* [GIVEN REQUEST] Retype exactly the lines that start at the line with "Rebuild this chart" and end at the final line, both included, and leave out every picture.

* [RECORDS FOR PROCESSING]

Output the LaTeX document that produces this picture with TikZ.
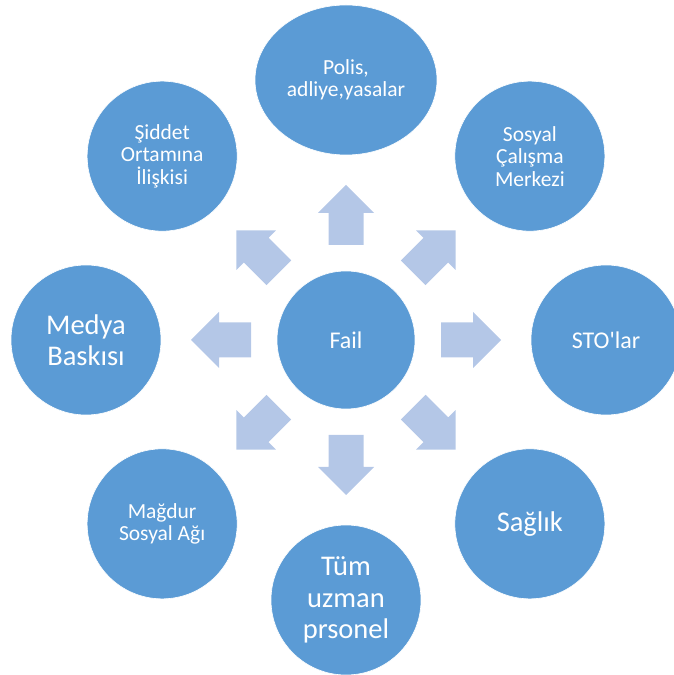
\documentclass[tikz,border=0pt]{standalone}
\usepackage{fontspec}
\setmainfont{Carlito}
\usetikzlibrary{positioning, calc, shapes.geometric}
\definecolor{circleblue}{HTML}{5B9BD5}
\definecolor{arrowblue}{HTML}{B4C7E7}

\begin{document}
\begin{tikzpicture}[x=1pt, y=1pt,
            actor/.style ={circle, fill=circleblue, draw=white, line width=0.6pt, text=white,
            minimum size=150, inner sep=0pt, align=center, font=\fontsize{21.5}{22.5}\selectfont},
            bigtext/.style ={font=\fontsize{28.5}{31.5}\selectfont},
            blockarrow/.style ={fill=arrowblue, draw=none}]

        \useasboundingbox (0,0) rectangle (674,675);
        \clip (0,0) rectangle (674,675);

        %merkez
        \node[actor, minimum size=138, font=\fontsize{24}{26}\selectfont] (fail) at (346, 335) {Fail};

        %dis halka, yaricap 260
        \node[actor, ellipse, minimum width=182, minimum height=150] (polis) at ($(fail)+(90:260)$) {Polis,\\adliye,yasalar};
        \node[actor] (sosyal) at ($(fail)+(45:260)$) {Sosyal\\Çalışma\\Merkezi};
        \node[actor, font=\fontsize{24}{26}\selectfont] (sto) at ($(fail)+(0:260)$) {STO\textquotesingle lar};
        \node[actor, bigtext] (saglik) at ($(fail)+(-45:260)$) {Sağlık};
        \node[actor, bigtext] (uzman) at ($(fail)+(-90:260)$) {Tüm\\uzman\\prsonel};
        \node[actor] (magdur) at ($(fail)+(-135:260)$) {Mağdur\\Sosyal Ağı};
        \node[actor, bigtext] (medya) at ($(fail)+(180:260)$) {Medya\\Baskısı};
        \node[actor] (siddet) at ($(fail)+(135:260)$) {Şiddet\\Ortamına\\İlişkisi};

        %blok oklar
        \foreach \a in {0,45,...,315}
            \fill[blockarrow, shift={(fail)}, rotate=\a]
                (95,-17.5) -- (127,-17.5) -- (127,-28) -- (155,0) -- (127,28) -- (127,17.5) -- (95,17.5) -- cycle;
    \end{tikzpicture}
\end{document}
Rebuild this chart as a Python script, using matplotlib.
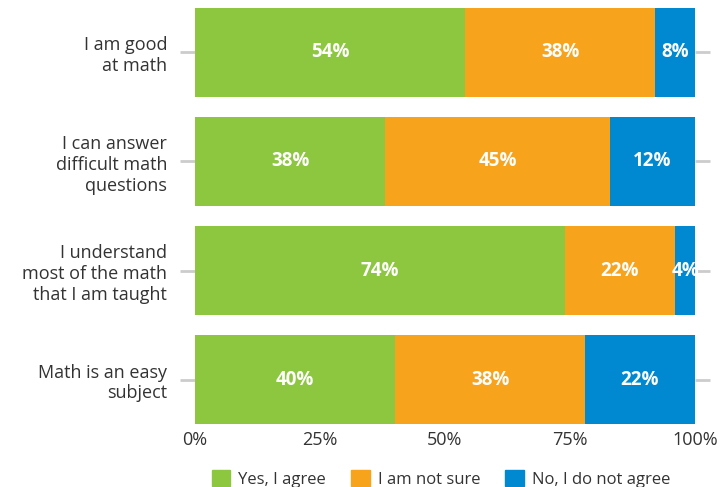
import matplotlib
matplotlib.use("Agg")
import matplotlib.pyplot as plt
from matplotlib.patches import Patch

plt.rcParams['font.family'] = ['Open Sans', 'DejaVu Sans']

categories = ["I am good\nat math",
              "I can answer\ndifficult math\nquestions",
              "I understand\nmost of the math\nthat I am taught",
              "Math is an easy\nsubject"]
series = ["Yes, I agree", "I am not sure", "No, I do not agree"]
# segment widths as drawn in the picture
agree = [54, 38, 74, 40]
not_sure = [38, 45, 22, 38]
disagree = [8, 17, 4, 22]
# labels printed on the segments
agree_lbl = ["54%", "38%", "74%", "40%"]
not_sure_lbl = ["38%", "45%", "22%", "38%"]
disagree_lbl = ["8%", "12%", "4%", "22%"]
xticks = [0, 25, 50, 75, 100]

colors = ["#8DC63F", "#F7A31C", "#0088D1"]

fig = plt.figure(figsize=(7.22, 4.87), dpi=100)
ax = fig.add_axes([195 / 722, (487 - 424) / 487, 500 / 722, 416 / 487])

ypos = list(range(len(categories)))
left = [0] * len(categories)
for vals, lbls, c in zip([agree, not_sure, disagree],
                         [agree_lbl, not_sure_lbl, disagree_lbl], colors):
    bars = ax.barh(ypos, vals, left=left, height=0.816, color=c, zorder=2)
    for b, l in zip(bars, lbls):
        ax.text(b.get_x() + b.get_width() / 2, b.get_y() + b.get_height() / 2, l,
                ha='center', va='center', color='white', fontsize=13.5,
                fontweight='bold', zorder=3)
    left = [a + v for a, v in zip(left, vals)]

ax.set_ylim(3.408, -0.408)
ax.set_xlim(0, 100)
ax.set_yticks(ypos)
ax.set_yticklabels(categories, fontsize=13, color='#333333', linespacing=1.2)
ax.set_xticks(xticks)
ax.set_xticklabels([f"{t}%" for t in xticks], fontsize=13, color='#333333')
ax.tick_params(axis='x', length=0, pad=5)
ax.tick_params(axis='y', length=11, width=2, color='#cccccc', pad=9,
               right=True)
for s in ax.spines.values():
    s.set_visible(False)

handles = [Patch(color=c, label=s) for c, s in zip(colors, series)]
fig.legend(handles=handles, loc='center', bbox_to_anchor=(0.611, 0.017),
           ncol=3, frameon=False, fontsize=12, handlelength=1.1,
           handleheight=1.1, handletextpad=0.5, columnspacing=1.5,
           borderpad=0, labelcolor='#333333')

fig.savefig("out.png", dpi=100)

* [EXERCISE RESULT]
Rebuild this chart as a Python script, using matplotlib.
import matplotlib
matplotlib.use("Agg")
import matplotlib.pyplot as plt
from matplotlib.patches import Patch

plt.rcParams['font.family'] = ['Open Sans', 'DejaVu Sans']

categories = ["I am good\nat math",
              "I can answer\ndifficult math\nquestions",
              "I understand\nmost of the math\nthat I am taught",
              "Math is an easy\nsubject"]
series = ["Yes, I agree", "I am not sure", "No, I do not agree"]
# segment widths as drawn in the picture
agree = [54, 38, 74, 40]
not_sure = [38, 45, 22, 38]
disagree = [8, 17, 4, 22]
# labels printed on the segments
agree_lbl = ["54%", "38%", "74%", "40%"]
not_sure_lbl = ["38%", "45%", "22%", "38%"]
disagree_lbl = ["8%", "12%", "4%", "22%"]
xticks = [0, 25, 50, 75, 100]

colors = ["#8DC63F", "#F7A31C", "#0088D1"]

fig = plt.figure(figsize=(7.22, 4.87), dpi=100)
ax = fig.add_axes([195 / 722, (487 - 424) / 487, 500 / 722, 416 / 487])

ypos = list(range(len(categories)))
left = [0] * len(categories)
for vals, lbls, c in zip([agree, not_sure, disagree],
                         [agree_lbl, not_sure_lbl, disagree_lbl], colors):
    bars = ax.barh(ypos, vals, left=left, height=0.816, color=c, zorder=2)
    for b, l in zip(bars, lbls):
        ax.text(b.get_x() + b.get_width() / 2, b.get_y() + b.get_height() / 2, l,
                ha='center', va='center', color='white', fontsize=13.5,
                fontweight='bold', zorder=3)
    left = [a + v for a, v in zip(left, vals)]

ax.set_ylim(3.408, -0.408)
ax.set_xlim(0, 100)
ax.set_yticks(ypos)
ax.set_yticklabels(categories, fontsize=13, color='#333333', linespacing=1.2)
ax.set_xticks(xticks)
ax.set_xticklabels([f"{t}%" for t in xticks], fontsize=13, color='#333333')
ax.tick_params(axis='x', length=0, pad=5)
ax.tick_params(axis='y', length=11, width=2, color='#cccccc', pad=9,
               right=True)
for s in ax.spines.values():
    s.set_visible(False)

handles = [Patch(color=c, label=s) for c, s in zip(colors, series)]
fig.legend(handles=handles, loc='center', bbox_to_anchor=(0.611, 0.017),
           ncol=3, frameon=False, fontsize=12, handlelength=1.1,
           handleheight=1.1, handletextpad=0.5, columnspacing=1.5,
           borderpad=0, labelcolor='#333333')

fig.savefig("out.png", dpi=100)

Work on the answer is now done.